We’re not quite there yet, but it does seem like the European transfer market is close to entering a slightly new phase of inefficiency: still lots of bad signings, but not so many bargains. As the pendulum has shifted toward younger players, the traditional career-development ladder has had much of the middle cut out. While someone like, say, Darwin Nunez might’ve moved to a mid-tier Spanish club from Benfica before eventually moving to Liverpool or some other mega-club right around his mid-20s. Now, Liverpool just swoops in at age 22 and pays €75 million ($82.5m).
Thanks to a growing, if still shoddy and piecemeal, collection and implementation of data, and the increasing globalization of the game, it’s become a lot harder for potential stars to fly under the radar. Winger Vinicius Junior had only scored seven professional goals when Real Madrid signed him as an 18-year-old from Brazilian side Flamengo in 2018 — and he still cost €45m ($49.5m).
That doesn’t mean great deals can’t happen, though. We’re going to take a look at five different successful transfers from the past five years across Europe’s Big Five leagues (England, Spain, Germany, Italy and France), seeing what lessons we can learn and what current players might be worth signing.
Now, we could have only used Liverpool players for this whole list and it still would have been a useful exercise. Outside of getting players via a nation state with a trillion-dollar sovereign wealth fund, the only way to do what Liverpool did — go from a sometimes-Europa League team to one of the two or three best teams in the world — is to get more out of the money you spend than everyone else. Their left-back Andy Robertson is the best example of this.
The club paid less than $10m to sign a player that, frankly, not many people even expected to become a starter. Hell, the transfer fee alone suggested as much. Instead, after being relegated with Hull in 2016-17, Robertson not only quickly cemented his place in Liverpool team that would go on to win every conceivable trophy they could, but he became arguably the best left-back on the planet. Perhaps more importantly, he’s played a ton: 83% of the Premier League minutes since joining Jurgen Klopp’s side. Two years ago, we rated him as the best Premier League transfer since 2014, and that would still be true today.
What the heck did Liverpool see in this guy? According to the club’s director of research, Ian Graham, Robertson was “a really strange case of a really attacking full-back playing in a really poor defensive team.” Graham also cited another idea, more generally, about an inefficiency in the way players are identified: “The thing that I’m really obsessed about is the risk/reward pay-off of passes. Some of the best passers in the game have some of the lowest pass-completion percentages in the game.”
However, a simpler indicator of his potential might have been the fact that he played a ton of minutes in a major league at a young age. In the 2016-17 season, the only full-back younger than Robertson who played more minutes across the Big Five leagues was Nantes’ Leo Dubois, who has since been capped by France 13 times.
Who could be this year’s version of Robertson?

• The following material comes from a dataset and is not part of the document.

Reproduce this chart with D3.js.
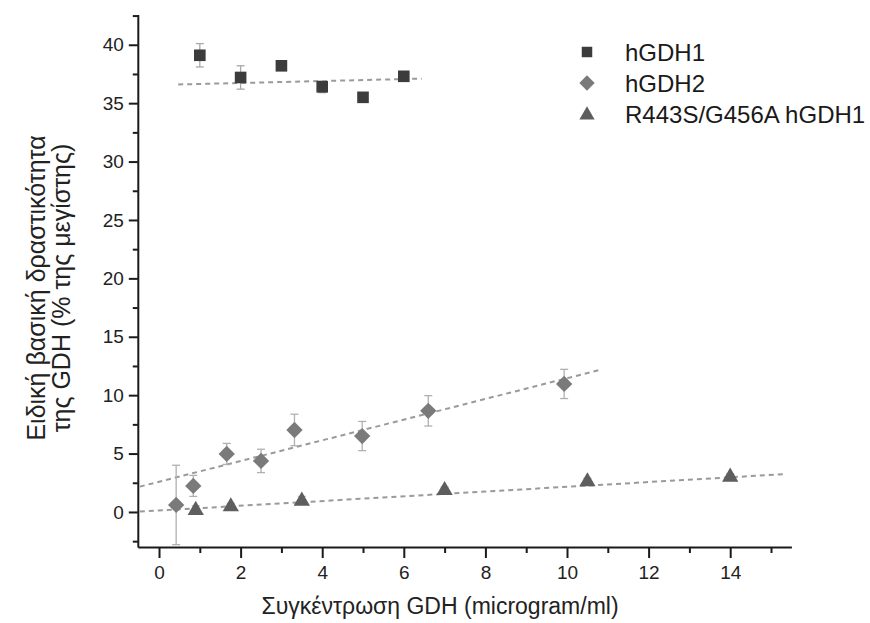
<!DOCTYPE html>
<html><head><meta charset="utf-8">
<script src="https://cdn.jsdelivr.net/npm/d3@7"></script>
<style>body{margin:0;background:#fff;} text{font-family:"Liberation Sans",Arial,sans-serif;}</style>
</head><body>
<svg id="c" width="870" height="623"></svg>
<script>
// ---- data ----
const seriesNames = ["hGDH1", "hGDH2", "R443S/G456A hGDH1"];
const hGDH1_x = [1, 2, 3, 4, 5, 6];
const hGDH1_y = [39.1, 37.2, 38.2, 36.4, 35.5, 37.3];
const hGDH1_err = [1.0, 1.0, 0.2, 0.5, 0.2, 0.2];
const hGDH2_x = [0.42, 0.84, 1.66, 2.5, 3.32, 4.98, 6.6, 9.93];
const hGDH2_y = [0.6, 2.23, 4.97, 4.37, 7.02, 6.5, 8.66, 10.96];
const hGDH2_err = [3.4, 0.9, 0.9, 1.0, 1.35, 1.25, 1.3, 1.25];
const mut_x = [0.9, 1.76, 3.5, 7.0, 10.5, 14.0];
const mut_y = [0.23, 0.54, 1.03, 1.94, 2.68, 3.08];
const mut_err = [0.3, 0.2, 0.3, 0.2, 0.2, 0.2];
const fit_hGDH1 = [[0.47, 36.6], [6.44, 37.1]];
const fit_hGDH2 = [[-0.47, 2.17], [10.8, 12.16]];
const fit_mut = [[-0.47, 0.03], [15.3, 3.23]];
const xMajorTicks = [0, 2, 4, 6, 8, 10, 12, 14];
const xMinorTicks = [1, 3, 5, 7, 9, 11, 13, 15];
const yMajorTicks = [0, 5, 10, 15, 20, 25, 30, 35, 40];
const yMinorTicks = [-2.5, 2.5, 7.5, 12.5, 17.5, 22.5, 27.5, 32.5, 37.5, 42.5];
const xTitle = "Συγκέντρωση GDH (microgram/ml)";
const yTitle1 = "Ειδική βασική δραστικότητα";
const yTitle2 = "της GDH (% της μεγίστης)";

const svg = d3.select("#c");
const x = d3.scaleLinear().domain([-0.52, 15.5]).range([137.8, 791.4]);
const y = d3.scaleLinear().domain([-3.0, 42.6]).range([547, 14.4]);

const axisCol = "#1a1a1a";
// minor ticks
svg.append("g").attr("transform", `translate(0,${y(-3.0)})`)
  .call(d3.axisBottom(x).tickValues(xMinorTicks).tickSize(6).tickFormat(""))
  .call(g => g.select(".domain").remove());
svg.append("g").attr("transform", `translate(${x(-0.52)},0)`)
  .call(d3.axisLeft(y).tickValues(yMinorTicks).tickSize(5).tickFormat(""))
  .call(g => g.select(".domain").remove());
// major
const gx = svg.append("g").attr("transform", `translate(0,${y(-3.0)})`)
  .call(d3.axisBottom(x).tickValues(xMajorTicks).tickSize(11).tickSizeOuter(0).tickPadding(8));
const gy = svg.append("g").attr("transform", `translate(${x(-0.52)},0)`)
  .call(d3.axisLeft(y).tickValues(yMajorTicks).tickSize(9).tickSizeOuter(0).tickPadding(5));
svg.selectAll(".tick line").attr("stroke", axisCol).attr("stroke-width", 2);
svg.selectAll(".domain").attr("stroke", axisCol).attr("stroke-width", 2);
gx.selectAll(".tick text").attr("font-size", 19).attr("fill", "#222");
gy.selectAll(".tick text").attr("font-size", 19).attr("fill", "#222");

// fit lines
const line = d3.line().x(d => x(d[0])).y(d => y(d[1]));
[fit_hGDH1, fit_hGDH2, fit_mut].forEach(f => {
  svg.append("path").attr("d", line(f)).attr("fill", "none")
    .attr("stroke", "#9a9a9a").attr("stroke-width", 2).attr("stroke-dasharray", "5,4");
});

// error bars
function errBars(xs, ys, es, col) {
  const g = svg.append("g").attr("stroke", col).attr("stroke-width", 1.3);
  xs.forEach((xv, i) => {
    const cx = x(xv), y1 = y(ys[i] + es[i]), y2 = y(ys[i] - es[i]);
    g.append("line").attr("x1", cx).attr("x2", cx).attr("y1", y1).attr("y2", y2);
    g.append("line").attr("x1", cx - 4).attr("x2", cx + 4).attr("y1", y1).attr("y2", y1);
    g.append("line").attr("x1", cx - 4).attr("x2", cx + 4).attr("y1", y2).attr("y2", y2);
  });
}
errBars(hGDH1_x, hGDH1_y, hGDH1_err, "#a8a8a8");
errBars(hGDH2_x, hGDH2_y, hGDH2_err, "#b0b0b0");
errBars(mut_x, mut_y, mut_err, "#b8b8b8");

const colSq = "#3c3c3c", colDi = "#7a7a7a", colTr = "#5e5e5e";
const sq = d3.symbol().type(d3.symbolSquare).size(135);
const di = d3.symbol().type(d3.symbolDiamond2).size(170);
const tr = d3.symbol().type(d3.symbolTriangle).size(115);
const sqL = d3.symbol().type(d3.symbolSquare).size(110);
const diL = d3.symbol().type(d3.symbolDiamond2).size(150);
const trL = d3.symbol().type(d3.symbolTriangle).size(100);
function markers(xs, ys, sym, col, dy) {
  svg.append("g").selectAll("path").data(xs).join("path")
    .attr("d", sym).attr("fill", col)
    .attr("transform", (d, i) => `translate(${x(d)},${y(ys[i]) + (dy || 0)})`);
}
markers(hGDH1_x, hGDH1_y, sq, colSq);
markers(hGDH2_x, hGDH2_y, di, colDi);
markers(mut_x, mut_y, tr, colTr, 1);

// legend
const legY = [52, 83, 114];
const legSym = [sqL, diL, trL], legCol = [colSq, colDi, colTr];
const lg = svg.append("g");
seriesNames.forEach((n, i) => {
  lg.append("path").attr("d", legSym[i]).attr("fill", legCol[i])
    .attr("transform", `translate(587,${legY[i] + (i === 2 ? 1 : 0)})`);
  lg.append("text").attr("x", 625).attr("y", legY[i]).attr("dy", "0.36em")
    .attr("font-size", 24).attr("fill", "#1a1a1a").text(n);
});

// titles
svg.append("text").attr("x", 440).attr("y", 614).attr("text-anchor", "middle")
  .attr("font-size", 23).attr("fill", "#222").text(xTitle);
svg.append("text").attr("transform", "translate(45,288) rotate(-90)").attr("text-anchor", "middle")
  .attr("font-size", 25).attr("fill", "#222").text(yTitle1);
svg.append("text").attr("transform", "translate(70,288) rotate(-90)").attr("text-anchor", "middle")
  .attr("font-size", 25).attr("fill", "#222").text(yTitle2);
</script>
</body></html>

Burnley forward Dwight McNeil played the fifth-most minutes of any under-23 player across the Big Five leagues this season. And given that the 22-year-old was an attacking player on a defense-first team, there’s at least some reason to believe that we never got to see what he might be capable of producing in a team that has a lot more of the ball. Newcastle and Man United have been linked with him in the past, while his transfer valuation is around €18m ($20m).
Now, spending nearly $20m for a 16-year-old yet to play a single minute of professional soccer might not seem like a massive bargain, but Pedri is already widely considered to be one of the most valuable players in the world. He’s still not old enough to rent a car in most states across the U.S.
For a club that has swung and missed, then swung again and hit themselves with their own bat, more often than not in the transfer market over the past five years, what did Barcelona see in the 5-foot-9 midfielder? Well, they clearly saw something that they saw in all of their other world-class diminutive midfielders (like Xavi and Andres Iniesta) over the years, as they swooped in just a few weeks into the 2019-20 season to secure his services and then immediately loan him out for the remainder of the campaign.
Across the 2019-20 season, just two players aged 17 or under played at least 1,000 minutes across the Big Five leagues: Eduardo Camavinga (then with Rennes) and Barcelona’s Ansu Fati. Camavinga played 2,112 minutes and Fati played 1,026, while Pedri featured in 2,823 minutes for Las Palmas in Spain’s second tier.